In between novels, I used to write a short story or two, but haven’t done that for a while, though I’d like to get back to it. Once I’ve gone through the final proofs of a forthcoming book, there are a lot of prepublication matters to attend to, and then there are even more obligations when the novel is released. I don’t mean touring to a lot of cities (that doesn’t happen for midlist writers like me anymore), but doing things like Q&As for blogs and radio interviews and such. Of course, that entire period, before and during the book release, is fraught with anxiety. It’s difficult to think about anything else. More and more as an author, you worry about what’s not happening. During the course of my publishing career, I’ve seen a precipitous drop in coverage for literary fiction, and a dramatic drop in everyone’s sales, and we all worry if we’ll be able to get a contract for our next books. It’s not debut writers who are in trouble (there’s still hope for a big advance for them, since they have no sales history); it’s writers who are trying to publish their third or fourth or fifth books who are in precarious straits. I try not to pay attention to any of that. I just try to do the best I can with my work, and hope there’s an audience for it.

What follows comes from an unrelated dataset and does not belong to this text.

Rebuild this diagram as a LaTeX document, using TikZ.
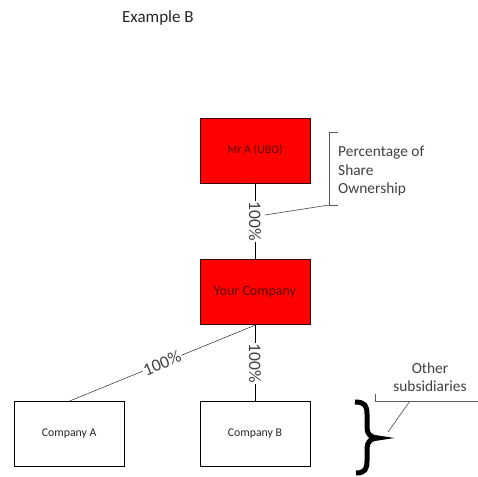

SR: What does your writing space look like?

It looks like everyone else’s, I imagine. Nothing special. I have a desk made from an oak plank that a friend gave to me, an office chair—that’s pretty much it. But if you recall, I said one of the most important developments for me as a writer was demystifying my workspace. I used to write by hand with a Pilot Razor Point on college-ruled yellow legal pads. I was very particular about those things. Then halfway through Wrack and Ruin, I started composing on a laptop, and I forced myself to learn to write anywhere—in hotels and cafés, on planes, on vacation. To write novels, you have to be able to squeak out sentences whenever you can, wherever you are.